• What the task requires
Return exactly, and only, the lines from the one holding "Recreate this image" through the one holding "plt.rcParams['font.family'] = ['Lato', 'DejaVu", both included; the pictures stay out.
--- Start Data to process ---
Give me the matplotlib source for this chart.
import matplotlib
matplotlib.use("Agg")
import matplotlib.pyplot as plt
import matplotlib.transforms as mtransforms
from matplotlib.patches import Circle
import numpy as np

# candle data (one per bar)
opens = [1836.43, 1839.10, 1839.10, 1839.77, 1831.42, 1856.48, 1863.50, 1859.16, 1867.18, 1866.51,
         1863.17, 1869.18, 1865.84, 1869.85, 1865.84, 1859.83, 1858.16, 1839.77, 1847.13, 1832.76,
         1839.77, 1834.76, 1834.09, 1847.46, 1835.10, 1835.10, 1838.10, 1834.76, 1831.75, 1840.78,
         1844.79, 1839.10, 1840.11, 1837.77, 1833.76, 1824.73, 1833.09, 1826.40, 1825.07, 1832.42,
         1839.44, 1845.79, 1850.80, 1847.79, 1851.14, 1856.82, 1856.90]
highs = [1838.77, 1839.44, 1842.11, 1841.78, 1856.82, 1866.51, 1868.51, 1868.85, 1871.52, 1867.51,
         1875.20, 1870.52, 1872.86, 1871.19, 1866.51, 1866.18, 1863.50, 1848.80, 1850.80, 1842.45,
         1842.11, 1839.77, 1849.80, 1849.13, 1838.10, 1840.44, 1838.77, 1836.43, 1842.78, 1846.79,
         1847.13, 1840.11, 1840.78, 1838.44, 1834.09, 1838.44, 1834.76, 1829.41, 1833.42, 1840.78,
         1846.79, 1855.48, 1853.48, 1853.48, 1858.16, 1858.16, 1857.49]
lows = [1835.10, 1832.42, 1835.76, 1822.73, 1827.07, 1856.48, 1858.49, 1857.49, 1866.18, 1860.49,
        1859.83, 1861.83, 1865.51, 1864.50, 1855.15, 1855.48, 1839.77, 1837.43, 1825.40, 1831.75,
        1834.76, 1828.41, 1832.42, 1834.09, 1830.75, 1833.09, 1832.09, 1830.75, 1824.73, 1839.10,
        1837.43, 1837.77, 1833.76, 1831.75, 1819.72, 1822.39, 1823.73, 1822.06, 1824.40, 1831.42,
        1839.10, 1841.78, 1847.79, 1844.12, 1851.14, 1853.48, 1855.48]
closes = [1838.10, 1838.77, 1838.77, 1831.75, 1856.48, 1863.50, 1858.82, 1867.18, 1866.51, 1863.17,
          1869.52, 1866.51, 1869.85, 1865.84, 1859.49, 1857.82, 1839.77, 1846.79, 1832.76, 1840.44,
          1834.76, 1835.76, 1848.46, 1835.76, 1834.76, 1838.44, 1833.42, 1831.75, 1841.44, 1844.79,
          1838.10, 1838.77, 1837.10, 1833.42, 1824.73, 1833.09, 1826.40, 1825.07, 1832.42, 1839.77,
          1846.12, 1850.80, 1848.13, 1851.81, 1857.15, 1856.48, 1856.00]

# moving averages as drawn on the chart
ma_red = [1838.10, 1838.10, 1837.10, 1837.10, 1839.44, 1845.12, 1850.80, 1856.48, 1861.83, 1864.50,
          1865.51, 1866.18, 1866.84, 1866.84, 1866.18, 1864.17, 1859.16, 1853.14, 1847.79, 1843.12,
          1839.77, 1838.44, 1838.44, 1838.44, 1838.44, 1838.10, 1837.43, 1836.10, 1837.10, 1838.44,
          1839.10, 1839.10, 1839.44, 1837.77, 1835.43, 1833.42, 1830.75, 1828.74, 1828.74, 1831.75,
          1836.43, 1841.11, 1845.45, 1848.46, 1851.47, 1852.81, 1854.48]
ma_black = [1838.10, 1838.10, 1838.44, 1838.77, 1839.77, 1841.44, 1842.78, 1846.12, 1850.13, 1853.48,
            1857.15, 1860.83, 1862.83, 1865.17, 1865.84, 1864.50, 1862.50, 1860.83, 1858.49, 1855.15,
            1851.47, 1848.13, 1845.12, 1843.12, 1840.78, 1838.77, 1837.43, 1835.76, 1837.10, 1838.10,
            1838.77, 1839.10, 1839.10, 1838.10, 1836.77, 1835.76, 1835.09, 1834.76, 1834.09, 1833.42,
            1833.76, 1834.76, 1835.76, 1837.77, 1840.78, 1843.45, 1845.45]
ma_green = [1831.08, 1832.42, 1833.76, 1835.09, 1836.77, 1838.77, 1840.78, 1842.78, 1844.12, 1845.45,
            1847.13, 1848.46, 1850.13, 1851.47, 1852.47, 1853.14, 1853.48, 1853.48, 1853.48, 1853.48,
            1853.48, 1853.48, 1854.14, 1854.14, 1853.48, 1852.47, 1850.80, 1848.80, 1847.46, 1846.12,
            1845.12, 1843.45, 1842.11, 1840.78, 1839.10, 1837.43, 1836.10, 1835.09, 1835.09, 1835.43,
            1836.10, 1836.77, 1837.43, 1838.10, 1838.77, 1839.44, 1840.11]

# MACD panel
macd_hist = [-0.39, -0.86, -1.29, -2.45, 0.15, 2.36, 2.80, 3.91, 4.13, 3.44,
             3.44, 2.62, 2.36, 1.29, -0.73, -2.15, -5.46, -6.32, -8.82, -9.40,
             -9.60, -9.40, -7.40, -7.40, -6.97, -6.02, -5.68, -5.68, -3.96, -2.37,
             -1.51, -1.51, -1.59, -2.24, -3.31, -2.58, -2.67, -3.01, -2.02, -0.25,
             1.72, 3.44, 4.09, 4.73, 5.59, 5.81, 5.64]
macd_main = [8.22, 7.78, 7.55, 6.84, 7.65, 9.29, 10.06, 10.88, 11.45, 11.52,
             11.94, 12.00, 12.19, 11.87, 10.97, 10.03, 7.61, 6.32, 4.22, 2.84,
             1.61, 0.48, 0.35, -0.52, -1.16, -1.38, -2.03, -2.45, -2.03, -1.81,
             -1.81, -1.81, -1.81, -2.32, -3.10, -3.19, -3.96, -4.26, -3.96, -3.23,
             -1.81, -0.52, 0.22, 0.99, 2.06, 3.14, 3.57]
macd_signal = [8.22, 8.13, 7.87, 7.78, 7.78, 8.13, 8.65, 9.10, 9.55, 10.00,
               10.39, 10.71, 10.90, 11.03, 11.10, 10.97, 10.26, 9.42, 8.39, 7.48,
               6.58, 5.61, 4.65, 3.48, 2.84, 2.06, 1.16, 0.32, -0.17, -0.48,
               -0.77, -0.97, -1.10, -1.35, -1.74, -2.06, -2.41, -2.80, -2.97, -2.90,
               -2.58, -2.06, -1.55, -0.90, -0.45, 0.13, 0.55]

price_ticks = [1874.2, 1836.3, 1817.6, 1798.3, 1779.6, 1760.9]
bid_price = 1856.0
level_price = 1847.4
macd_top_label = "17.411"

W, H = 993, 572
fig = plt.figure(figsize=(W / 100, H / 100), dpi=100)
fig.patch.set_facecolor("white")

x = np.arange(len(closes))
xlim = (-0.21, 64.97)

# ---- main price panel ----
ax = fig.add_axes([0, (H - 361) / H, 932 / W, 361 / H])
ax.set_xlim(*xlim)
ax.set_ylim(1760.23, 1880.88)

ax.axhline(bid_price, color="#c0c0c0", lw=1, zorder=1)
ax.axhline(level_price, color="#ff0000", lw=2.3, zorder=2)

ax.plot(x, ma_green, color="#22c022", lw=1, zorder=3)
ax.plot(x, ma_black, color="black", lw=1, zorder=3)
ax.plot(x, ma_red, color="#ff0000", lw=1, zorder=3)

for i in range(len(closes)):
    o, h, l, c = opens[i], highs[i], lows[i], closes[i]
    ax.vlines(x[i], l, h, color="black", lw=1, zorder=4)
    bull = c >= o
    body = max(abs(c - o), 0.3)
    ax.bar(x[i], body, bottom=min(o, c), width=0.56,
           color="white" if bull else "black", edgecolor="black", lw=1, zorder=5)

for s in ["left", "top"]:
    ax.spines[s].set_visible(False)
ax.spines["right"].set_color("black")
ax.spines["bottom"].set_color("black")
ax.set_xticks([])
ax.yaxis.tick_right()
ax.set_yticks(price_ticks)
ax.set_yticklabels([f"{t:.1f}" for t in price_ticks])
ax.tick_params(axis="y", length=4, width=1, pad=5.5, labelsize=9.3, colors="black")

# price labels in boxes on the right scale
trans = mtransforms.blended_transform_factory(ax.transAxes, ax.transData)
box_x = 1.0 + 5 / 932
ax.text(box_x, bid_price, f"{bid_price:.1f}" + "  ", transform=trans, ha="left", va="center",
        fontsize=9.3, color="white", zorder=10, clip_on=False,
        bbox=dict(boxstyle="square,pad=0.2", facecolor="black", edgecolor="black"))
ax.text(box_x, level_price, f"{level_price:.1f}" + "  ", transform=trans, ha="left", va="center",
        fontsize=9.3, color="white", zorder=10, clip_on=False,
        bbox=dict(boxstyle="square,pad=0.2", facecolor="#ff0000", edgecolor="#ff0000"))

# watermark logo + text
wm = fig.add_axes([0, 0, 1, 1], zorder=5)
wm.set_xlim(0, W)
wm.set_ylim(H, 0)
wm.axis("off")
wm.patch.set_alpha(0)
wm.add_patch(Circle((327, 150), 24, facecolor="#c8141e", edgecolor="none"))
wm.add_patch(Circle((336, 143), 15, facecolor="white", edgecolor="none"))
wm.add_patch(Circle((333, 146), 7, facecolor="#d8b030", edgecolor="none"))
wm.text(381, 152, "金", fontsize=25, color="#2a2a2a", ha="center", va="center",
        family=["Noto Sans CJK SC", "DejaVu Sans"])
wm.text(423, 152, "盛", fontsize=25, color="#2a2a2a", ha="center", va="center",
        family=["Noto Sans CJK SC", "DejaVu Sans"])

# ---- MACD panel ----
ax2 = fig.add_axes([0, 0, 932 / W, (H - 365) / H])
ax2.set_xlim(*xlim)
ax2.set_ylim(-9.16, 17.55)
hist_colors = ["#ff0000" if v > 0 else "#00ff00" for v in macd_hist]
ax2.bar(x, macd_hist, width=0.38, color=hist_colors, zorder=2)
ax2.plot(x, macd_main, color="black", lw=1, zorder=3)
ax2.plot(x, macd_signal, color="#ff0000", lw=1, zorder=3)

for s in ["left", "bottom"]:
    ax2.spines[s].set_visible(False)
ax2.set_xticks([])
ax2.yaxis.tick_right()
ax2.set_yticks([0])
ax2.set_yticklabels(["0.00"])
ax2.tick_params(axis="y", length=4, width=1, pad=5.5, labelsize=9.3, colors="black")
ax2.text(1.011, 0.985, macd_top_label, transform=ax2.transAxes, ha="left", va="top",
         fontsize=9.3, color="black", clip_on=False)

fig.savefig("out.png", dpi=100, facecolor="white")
--- End Data to process ---
--- Start Data to process ---
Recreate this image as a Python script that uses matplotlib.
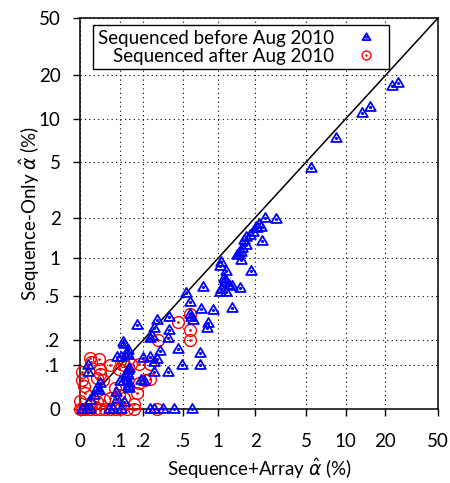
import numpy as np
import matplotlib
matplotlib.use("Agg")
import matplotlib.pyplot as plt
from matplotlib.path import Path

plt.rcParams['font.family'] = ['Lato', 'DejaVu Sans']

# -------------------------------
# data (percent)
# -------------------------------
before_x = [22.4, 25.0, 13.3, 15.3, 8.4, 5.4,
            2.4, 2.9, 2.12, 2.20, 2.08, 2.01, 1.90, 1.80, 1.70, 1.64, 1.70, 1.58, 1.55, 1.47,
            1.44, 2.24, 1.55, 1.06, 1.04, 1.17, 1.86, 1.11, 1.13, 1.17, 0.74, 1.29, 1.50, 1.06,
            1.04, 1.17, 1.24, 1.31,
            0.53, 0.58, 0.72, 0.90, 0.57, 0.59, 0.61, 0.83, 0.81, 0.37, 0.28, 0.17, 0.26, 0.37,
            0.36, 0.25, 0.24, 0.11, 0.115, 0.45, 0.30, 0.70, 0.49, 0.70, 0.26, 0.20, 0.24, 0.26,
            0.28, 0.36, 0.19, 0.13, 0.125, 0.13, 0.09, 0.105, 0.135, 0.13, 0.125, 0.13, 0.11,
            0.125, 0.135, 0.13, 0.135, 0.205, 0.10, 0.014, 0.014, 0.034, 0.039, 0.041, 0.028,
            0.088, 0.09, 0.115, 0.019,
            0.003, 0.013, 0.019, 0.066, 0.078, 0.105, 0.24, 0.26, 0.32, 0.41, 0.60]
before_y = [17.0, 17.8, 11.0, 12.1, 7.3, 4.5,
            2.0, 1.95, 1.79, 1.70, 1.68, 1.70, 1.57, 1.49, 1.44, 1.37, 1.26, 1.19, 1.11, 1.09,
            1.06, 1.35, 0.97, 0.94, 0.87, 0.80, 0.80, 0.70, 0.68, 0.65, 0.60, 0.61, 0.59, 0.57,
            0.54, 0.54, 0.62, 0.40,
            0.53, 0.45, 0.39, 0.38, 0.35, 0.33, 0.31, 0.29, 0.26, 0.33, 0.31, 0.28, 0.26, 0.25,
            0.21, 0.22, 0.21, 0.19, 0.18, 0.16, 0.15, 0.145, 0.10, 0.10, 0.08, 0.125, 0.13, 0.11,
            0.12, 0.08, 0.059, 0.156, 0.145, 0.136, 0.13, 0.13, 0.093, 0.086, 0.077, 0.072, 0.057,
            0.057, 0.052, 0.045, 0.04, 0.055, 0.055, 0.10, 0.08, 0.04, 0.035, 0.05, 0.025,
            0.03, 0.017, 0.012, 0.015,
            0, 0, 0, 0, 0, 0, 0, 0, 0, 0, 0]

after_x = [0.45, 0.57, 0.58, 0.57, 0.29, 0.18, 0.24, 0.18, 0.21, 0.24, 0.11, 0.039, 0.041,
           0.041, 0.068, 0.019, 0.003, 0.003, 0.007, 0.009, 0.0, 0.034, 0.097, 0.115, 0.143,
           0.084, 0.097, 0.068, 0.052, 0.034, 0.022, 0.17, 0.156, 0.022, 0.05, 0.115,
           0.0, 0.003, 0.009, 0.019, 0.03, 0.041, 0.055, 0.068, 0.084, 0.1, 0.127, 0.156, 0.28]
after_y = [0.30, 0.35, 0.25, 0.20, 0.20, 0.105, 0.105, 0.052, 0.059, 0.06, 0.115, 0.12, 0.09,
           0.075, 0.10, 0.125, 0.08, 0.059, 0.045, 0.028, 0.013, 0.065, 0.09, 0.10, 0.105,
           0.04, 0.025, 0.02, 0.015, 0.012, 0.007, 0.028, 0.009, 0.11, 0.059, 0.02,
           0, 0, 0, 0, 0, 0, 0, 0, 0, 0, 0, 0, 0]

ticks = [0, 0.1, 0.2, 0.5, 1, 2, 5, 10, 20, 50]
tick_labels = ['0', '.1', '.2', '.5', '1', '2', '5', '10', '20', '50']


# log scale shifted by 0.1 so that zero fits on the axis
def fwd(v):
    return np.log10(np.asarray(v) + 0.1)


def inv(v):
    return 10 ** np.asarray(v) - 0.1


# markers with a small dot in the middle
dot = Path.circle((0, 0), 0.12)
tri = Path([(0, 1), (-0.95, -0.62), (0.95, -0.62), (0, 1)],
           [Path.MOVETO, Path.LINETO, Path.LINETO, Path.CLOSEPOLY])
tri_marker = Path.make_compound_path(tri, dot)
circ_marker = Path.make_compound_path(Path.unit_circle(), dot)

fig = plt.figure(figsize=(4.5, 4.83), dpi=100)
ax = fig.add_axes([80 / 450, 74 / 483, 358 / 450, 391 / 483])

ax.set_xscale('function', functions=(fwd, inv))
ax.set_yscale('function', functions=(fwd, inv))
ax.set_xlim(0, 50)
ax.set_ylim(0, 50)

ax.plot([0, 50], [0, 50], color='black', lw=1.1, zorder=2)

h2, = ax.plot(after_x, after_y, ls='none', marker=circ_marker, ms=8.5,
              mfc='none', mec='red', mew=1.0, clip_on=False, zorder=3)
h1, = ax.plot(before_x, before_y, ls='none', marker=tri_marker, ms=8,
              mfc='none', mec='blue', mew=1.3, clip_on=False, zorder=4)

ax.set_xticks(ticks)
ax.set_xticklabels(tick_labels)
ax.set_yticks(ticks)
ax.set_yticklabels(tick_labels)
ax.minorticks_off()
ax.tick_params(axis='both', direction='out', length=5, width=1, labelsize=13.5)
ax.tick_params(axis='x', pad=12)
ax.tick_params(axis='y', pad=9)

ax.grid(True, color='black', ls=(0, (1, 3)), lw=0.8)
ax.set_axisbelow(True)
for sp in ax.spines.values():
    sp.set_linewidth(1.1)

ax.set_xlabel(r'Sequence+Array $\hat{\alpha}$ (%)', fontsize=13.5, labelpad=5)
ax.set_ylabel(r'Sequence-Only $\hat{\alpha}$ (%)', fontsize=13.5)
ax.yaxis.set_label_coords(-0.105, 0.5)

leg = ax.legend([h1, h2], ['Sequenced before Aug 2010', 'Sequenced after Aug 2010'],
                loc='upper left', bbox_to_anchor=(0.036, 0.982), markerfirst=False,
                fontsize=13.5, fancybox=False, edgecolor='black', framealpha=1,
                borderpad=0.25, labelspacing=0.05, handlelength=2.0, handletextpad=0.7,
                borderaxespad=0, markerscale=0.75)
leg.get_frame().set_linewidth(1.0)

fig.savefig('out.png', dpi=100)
--- End Data to process ---
--- Start Data to process ---
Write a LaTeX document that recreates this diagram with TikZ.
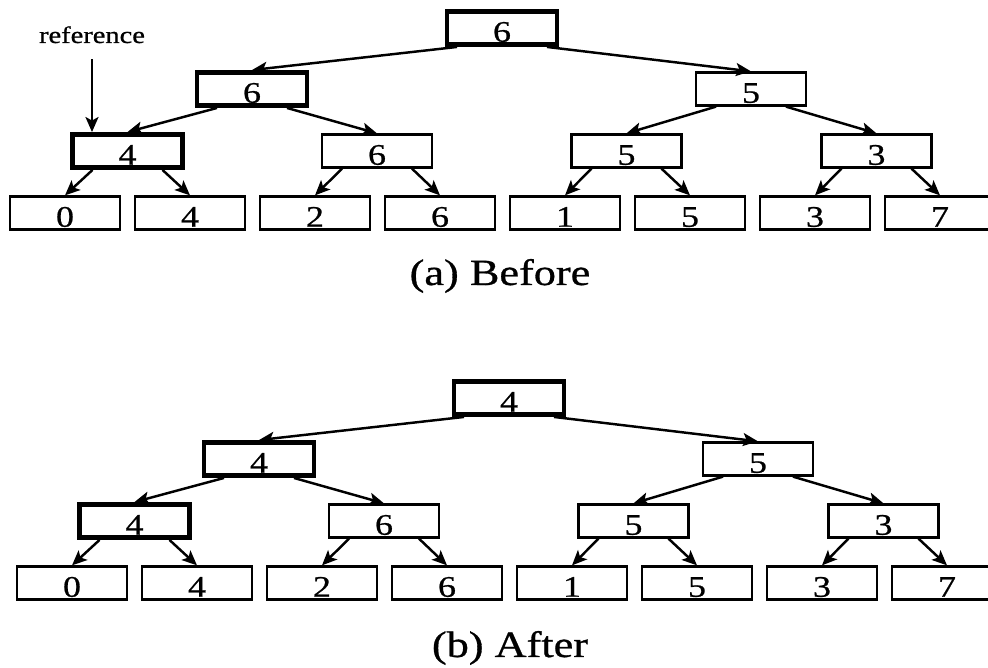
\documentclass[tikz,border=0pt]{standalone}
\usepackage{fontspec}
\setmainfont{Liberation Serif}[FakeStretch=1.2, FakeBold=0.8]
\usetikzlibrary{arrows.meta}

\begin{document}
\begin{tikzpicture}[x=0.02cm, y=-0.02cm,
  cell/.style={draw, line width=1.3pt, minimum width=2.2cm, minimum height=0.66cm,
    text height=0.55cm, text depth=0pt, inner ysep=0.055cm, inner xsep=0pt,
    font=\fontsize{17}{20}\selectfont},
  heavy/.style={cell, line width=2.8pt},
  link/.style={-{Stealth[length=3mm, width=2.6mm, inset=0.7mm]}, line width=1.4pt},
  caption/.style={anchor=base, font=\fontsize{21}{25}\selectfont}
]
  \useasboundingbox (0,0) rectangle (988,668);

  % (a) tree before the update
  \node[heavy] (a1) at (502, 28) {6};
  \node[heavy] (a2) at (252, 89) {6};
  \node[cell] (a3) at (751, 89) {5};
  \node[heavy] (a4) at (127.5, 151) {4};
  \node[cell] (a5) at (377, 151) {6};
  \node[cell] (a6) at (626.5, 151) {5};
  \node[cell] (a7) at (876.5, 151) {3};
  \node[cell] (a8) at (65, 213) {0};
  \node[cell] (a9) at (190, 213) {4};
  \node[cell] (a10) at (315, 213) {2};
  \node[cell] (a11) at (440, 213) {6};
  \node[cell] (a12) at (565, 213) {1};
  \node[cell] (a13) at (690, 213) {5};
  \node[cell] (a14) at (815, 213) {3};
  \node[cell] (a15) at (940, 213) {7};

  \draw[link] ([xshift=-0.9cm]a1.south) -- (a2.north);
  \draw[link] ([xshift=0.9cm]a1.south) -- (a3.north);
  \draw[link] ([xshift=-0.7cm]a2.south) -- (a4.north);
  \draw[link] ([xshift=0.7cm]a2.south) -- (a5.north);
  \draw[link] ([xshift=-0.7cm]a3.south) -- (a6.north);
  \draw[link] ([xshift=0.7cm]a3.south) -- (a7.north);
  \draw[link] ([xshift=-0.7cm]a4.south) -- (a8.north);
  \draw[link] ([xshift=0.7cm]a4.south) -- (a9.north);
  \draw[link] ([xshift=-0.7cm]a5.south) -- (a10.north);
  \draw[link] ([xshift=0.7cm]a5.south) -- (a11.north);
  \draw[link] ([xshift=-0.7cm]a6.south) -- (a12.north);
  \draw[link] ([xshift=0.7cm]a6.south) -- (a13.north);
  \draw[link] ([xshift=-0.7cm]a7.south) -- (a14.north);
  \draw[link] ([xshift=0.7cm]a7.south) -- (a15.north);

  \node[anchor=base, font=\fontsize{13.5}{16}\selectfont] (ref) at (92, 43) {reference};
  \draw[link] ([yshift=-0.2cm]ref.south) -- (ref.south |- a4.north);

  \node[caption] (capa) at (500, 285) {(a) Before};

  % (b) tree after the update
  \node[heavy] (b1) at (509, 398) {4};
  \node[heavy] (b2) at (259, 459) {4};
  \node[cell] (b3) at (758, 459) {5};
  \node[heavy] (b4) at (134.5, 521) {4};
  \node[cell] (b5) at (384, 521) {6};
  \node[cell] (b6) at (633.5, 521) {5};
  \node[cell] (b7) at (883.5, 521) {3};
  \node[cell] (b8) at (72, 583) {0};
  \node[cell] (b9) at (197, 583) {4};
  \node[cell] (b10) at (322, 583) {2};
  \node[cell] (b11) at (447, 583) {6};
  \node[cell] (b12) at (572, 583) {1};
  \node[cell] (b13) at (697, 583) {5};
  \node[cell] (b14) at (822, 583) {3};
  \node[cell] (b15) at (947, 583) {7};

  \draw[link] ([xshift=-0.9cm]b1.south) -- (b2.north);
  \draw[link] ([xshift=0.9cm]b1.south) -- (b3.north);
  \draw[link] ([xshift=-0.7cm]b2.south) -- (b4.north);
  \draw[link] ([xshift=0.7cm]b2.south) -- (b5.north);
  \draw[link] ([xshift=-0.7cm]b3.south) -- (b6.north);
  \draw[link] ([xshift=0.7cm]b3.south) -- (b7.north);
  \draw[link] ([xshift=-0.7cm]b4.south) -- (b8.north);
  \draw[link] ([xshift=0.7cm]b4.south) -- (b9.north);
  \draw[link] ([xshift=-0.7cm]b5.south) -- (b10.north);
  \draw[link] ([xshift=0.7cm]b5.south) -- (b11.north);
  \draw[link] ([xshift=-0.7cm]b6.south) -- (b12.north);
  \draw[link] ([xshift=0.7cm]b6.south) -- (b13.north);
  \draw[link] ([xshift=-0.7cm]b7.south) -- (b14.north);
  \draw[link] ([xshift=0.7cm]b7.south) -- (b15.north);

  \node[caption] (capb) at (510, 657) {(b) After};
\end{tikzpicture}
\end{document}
--- End Data to process ---
• Output below
Recreate this image as a Python script that uses matplotlib.
import numpy as np
import matplotlib
matplotlib.use("Agg")
import matplotlib.pyplot as plt
from matplotlib.path import Path

plt.rcParams['font.family'] = ['Lato', 'DejaVu Sans']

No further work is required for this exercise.